Allerdings auch keine ganz günstige.

Faith No More: Ja, es ist ein teurer Bass. Er liegt bei etwa 3500 Dollar. Aber dafür ist er auch handgemacht und der Hals ist aus Grafit. Was meinen Bedürfnissen als tourender Musiker entspricht: Wenn du einen Grafithals hast, der einmal richtig eingestellt ist, verändert sich da gar nichts mehr. Was bedeutet: Egal, ob ich in einem heißen, verschwitzten Raum oder an einem richtig kalten Ort bin – der Bass fühlt sich immer gleich an, weil sich der Hals nicht bewegt. Was sich leider nur auf diese nicht ganz billige Weise erreichen lässt.

Um zum Ende zu kommen: Was erwartet uns bei eurer kommenden Deutschland- Tour? Wie viele von den neuen Stücken plant ihr da ein?

Faith No More: Ich würde sagen, am Anfang der Tour werden es etwa drei oder vier sein. Und dann hoffentlich nach und nach mehr. Schließlich sehen wir das alle als ein neues Kapitel für die Band an – und sind allein deshalb extrem aufgeregt. Ganz absehen davon, mögen wir die neue Musik. Und deswegen wird es bestimmt ein großer Spaß, sie zu live spielen.

Was hat es mit den Priester-Outfits auf sich, die ihr neuerdings auf der Bühne tragt?

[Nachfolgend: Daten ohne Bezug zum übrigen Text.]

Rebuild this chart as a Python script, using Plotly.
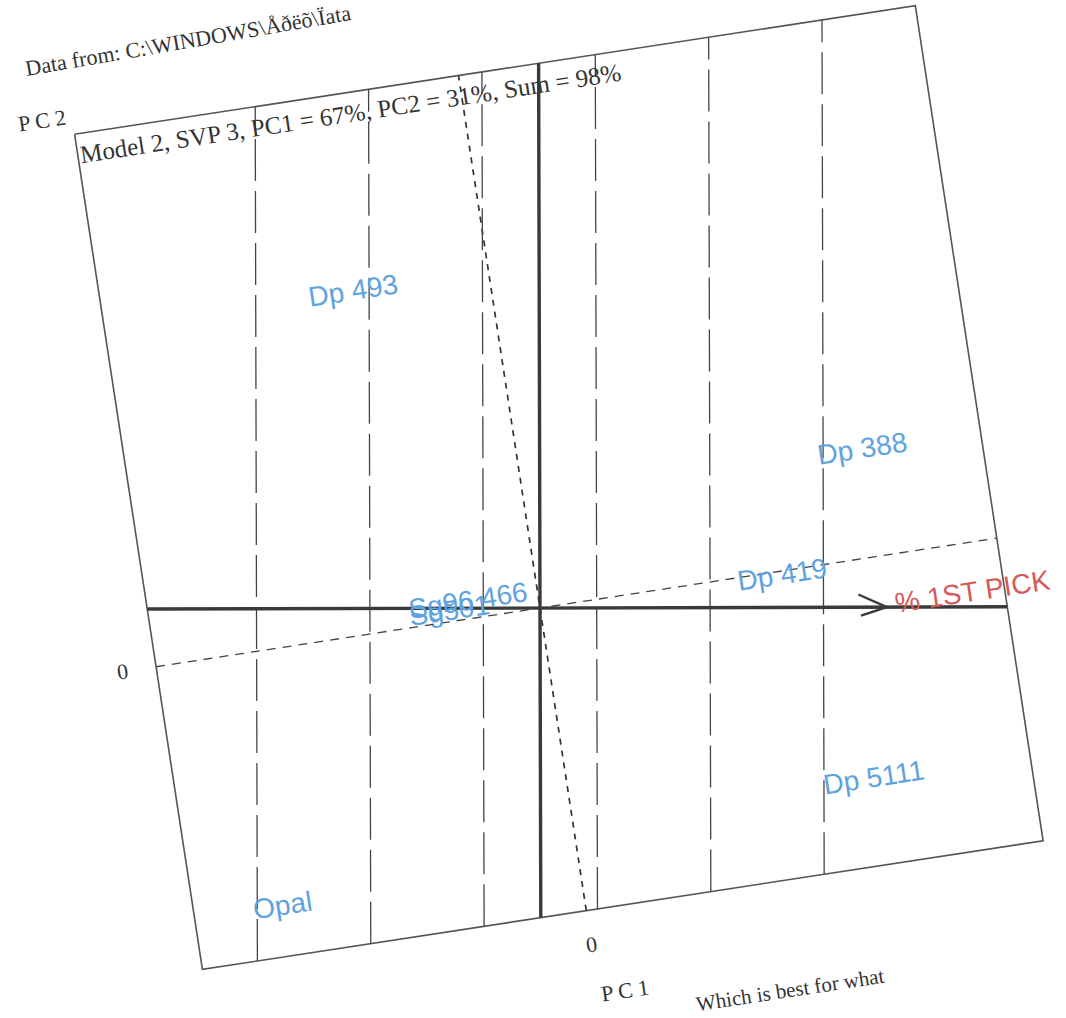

Faith No More: Wir hatten lange Zeit farbige Anzüge – und dann für eine ganze Weile einfach nur weiße. Bis zu dieser Show im Londoner Hyde Park – als Support von Black Sabbath. Was bei uns den Wunsch auslöste: „Lasst uns nicht dasselbe machen wie immer, sondern es ein bisschen auf die Spitze treiben.“ Etwa mit diesen Priester-Roben, die wir in einem Katalog gefunden hatten. Und das hat funktioniert. Zumal wir dann auch keine Bühnen-Show mit explodierenden Drachen und solchen Sachen brauchten. Die Priesterroben sind mindestens genauso effektiv. Sie kurbeln die Fantasie der Leute vielleicht sogar noch ein bisschen mehr an.